On the parallella, it is possible to run from the same code base an algorithm compiled for the ARM or the epiphany. I chose an integer based prime factoring problem (how many primes under 16 million, one million trials per ecore). I found a little under 2 million primes in 47 seconds. The equivalant single-threaded ARM binary found them in a little over 11 minutes.
I calculated this to be a 14x speedup, but considering that this was an embarrassingly parallel problem on 16-cores, I feel slightly dissappointed that the per-core performance of the epiphany chip is comparable to the Cortex.
Of course, where the epiphany makes up for this, is that it is possible to stick many more cores into these processors, with a much lower energy requirement.
It will be interesting to see what is possible with a larger parallella cluster, using domestic power supplies.

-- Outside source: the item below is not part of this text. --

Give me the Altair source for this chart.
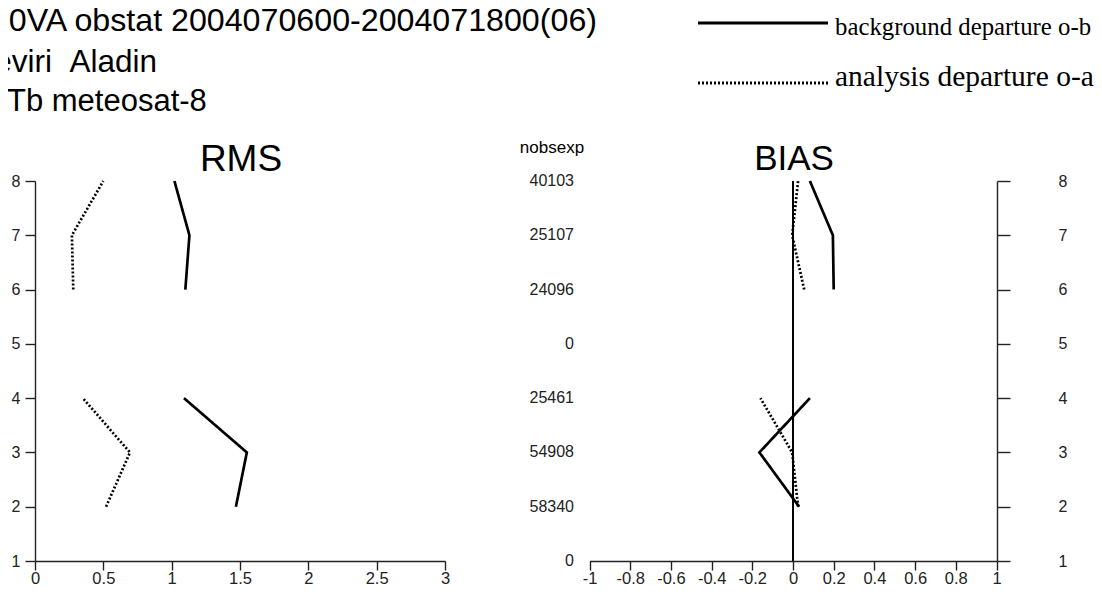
import altair as alt
import pandas as pd

# ---------------- data ----------------
levels = [2, 3, 4, 6, 7, 8]
segments = ["lower", "lower", "lower", "upper", "upper", "upper"]
rms_ob = [1.47, 1.55, 1.09, 1.10, 1.13, 1.02]
rms_oa = [0.52, 0.695, 0.35, 0.28, 0.27, 0.50]
bias_ob = [0.03, -0.165, 0.083, 0.20, 0.196, 0.083]
bias_oa = [0.025, -0.004, -0.16, 0.055, -0.004, 0.025]

kinds = ["background departure o-b", "analysis departure o-a"]

nobs_levels = [1, 2, 3, 4, 5, 6, 7, 8]
nobs_values = ["0", "58340", "54908", "25461", "0", "24096", "25107", "40103"]
nobs_header = "nobsexp"

rms_ticks = [0, 0.5, 1, 1.5, 2, 2.5, 3]
bias_ticks = [-1, -0.8, -0.6, -0.4, -0.2, 0, 0.2, 0.4, 0.6, 0.8, 1]
level_ticks = [1, 2, 3, 4, 5, 6, 7, 8]

header_lines = ["20VA obstat 2004070600-2004071800(06)",
                "Seviri\u00a0\u00a0Aladin",
                "Tb meteosat-8"]
panel_titles = ["RMS", "BIAS"]

# ---------------- tables ----------------
rows = []
for kind, rv, bv in [(kinds[0], rms_ob, bias_ob), (kinds[1], rms_oa, bias_oa)]:
    for lv, sg, r, b in zip(levels, segments, rv, bv):
        rows.append({"kind": kind, "level": lv, "seg": sg, "rms": r, "bias": b})
df = pd.DataFrame(rows)
nobs_df = pd.DataFrame({"level": nobs_levels, "n": nobs_values})

SANS = "Liberation Sans"
SERIF = "Liberation Serif"
W, H = 962, 380

dash = alt.StrokeDash("kind:N",
                      scale=alt.Scale(domain=kinds, range=[[1, 0], [2, 2]]),
                      legend=None)

axis_common = dict(grid=False, title=None, domainColor="#222", tickColor="#222",
                   domainWidth=1.4, tickWidth=1.4, labelColor="#222",
                   labelFont=SANS, labelFlush=False, labelOverlap=False)

rms_x = alt.Scale(domain=[0, 3], range=[0, 410], nice=False, zero=False)
bias_x = alt.Scale(domain=[-1, 1], range=[554.5, 961.5], nice=False, zero=False)
rms_y = alt.Scale(domain=[1, 8], nice=False, zero=False)
bias_y = alt.Scale(domain=[1, 8], nice=False, zero=False)

# ---------------- RMS panel ----------------
rms_lines = alt.Chart(df).mark_line(color="black", strokeWidth=2.7).encode(
    x=alt.X("rms:Q", scale=rms_x,
            axis=alt.Axis(orient="bottom", values=rms_ticks, format="~g",
                          tickSize=9, labelPadding=0, labelFontSize=16.5,
                          **axis_common)),
    y=alt.Y("level:Q", scale=rms_y,
            axis=alt.Axis(orient="left", values=level_ticks, format="d",
                          tickSize=10, labelPadding=5, labelFontSize=16,
                          **axis_common)),
    strokeDash=dash,
    detail="seg:N",
    order="level:Q",
)

# ---------------- BIAS panel ----------------
bias_lines = alt.Chart(df).mark_line(color="black", strokeWidth=2.7).encode(
    x=alt.X("bias:Q", scale=bias_x,
            axis=alt.Axis(orient="bottom", values=bias_ticks,
                          labelExpr="(datum.value < 0 ? '-' : '') + format(abs(datum.value), '~g')",
                          tickSize=9, labelPadding=0, labelFontSize=16.5,
                          **axis_common)),
    y=alt.Y("level:Q", scale=bias_y,
            axis=alt.Axis(orient="right", values=level_ticks, format="d",
                          tickSize=13, labelPadding=48, labelFontSize=16,
                          **axis_common)),
    strokeDash=dash,
    detail="seg:N",
    order="level:Q",
)

zero_rule = alt.Chart(nobs_df).mark_rule(color="black", strokeWidth=1).encode(
    x=alt.datum(0),
    y=alt.datum(1),
    y2=alt.datum(8),
)

nobs_text = alt.Chart(nobs_df).mark_text(
    align="right", baseline="middle", dx=-15.5, fontSize=16, font=SANS, color="#222"
).encode(
    x=alt.datum(-1),
    y=alt.Y("level:Q"),
    text="n:N",
)

rms_layer = alt.layer(rms_lines)
bias_layer = alt.layer(bias_lines, zero_rule, nobs_text)


# ---------------- annotations ----------------
def label(text, x, y, size, font=SANS, align="left"):
    return alt.Chart(pd.DataFrame({"t": [text]})).mark_text(
        x=x, y=y, fontSize=size, font=font, align=align,
        baseline="alphabetic", color="black"
    ).encode(text="t:N")


legend_df = pd.DataFrame({"k": kinds})

leg_solid = alt.Chart(legend_df.iloc[[0]]).mark_rule(
    color="black", strokeWidth=3
).encode(x=alt.value(663), x2=alt.value(793), y=alt.value(-158))
leg_dot = alt.Chart(legend_df.iloc[[1]]).mark_rule(
    color="black", strokeWidth=3, strokeDash=[2, 2]
).encode(x=alt.value(663), x2=alt.value(793), y=alt.value(-98))

annotations = [
    label(header_lines[0], 562, -150, 32.2, align="right"),
    label(header_lines[1], 122, -109, 31.5, align="right"),
    label(header_lines[2], -28, -70, 31),
    label(kinds[0], 800, -146, 24.8, font=SERIF),
    label(kinds[1], 800, -95, 29.5, font=SERIF),
    label(panel_titles[0], 206, -10, 37, align="center"),
    label(panel_titles[1], 759, -11, 35, align="center"),
    label(nobs_header, 517, -28, 17, align="center"),
    leg_solid,
    leg_dot,
]

chart = alt.layer(rms_layer, bias_layer, *annotations).resolve_scale(
    x="independent", y="independent"
).properties(
    width=W, height=H,
    autosize=alt.AutoSizeParams(type="none"),
    padding={"left": 27, "top": 173, "right": 97, "bottom": 27},
).configure_view(stroke=None).configure_axis(grid=False)

chart.save("out.html", embed_options={"renderer": "svg", "actions": False})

The parallella was kickstarted back in 2012, a few months after the initial release of the Raspberry Pi. Raspberry Pi 2, with a quad-core ARMv7 is a welcome update, but with the looming GA of the 64-core epiphany processor, the parallella platform could be a useful learning platform for truly parallel programming.
Personally, I can see the sunsetting on this generation of single board PCs. The ARMv7 family is starting to be deprecated, and it's trivially easy to rent some time on multi-core, high clock-speed amd64 platforms in the cloud.
The benifit of the RPi2 and parallella will be in pioneering the way forward for multi-core algorithms, if anything, to shrug off the stigma that small is slow.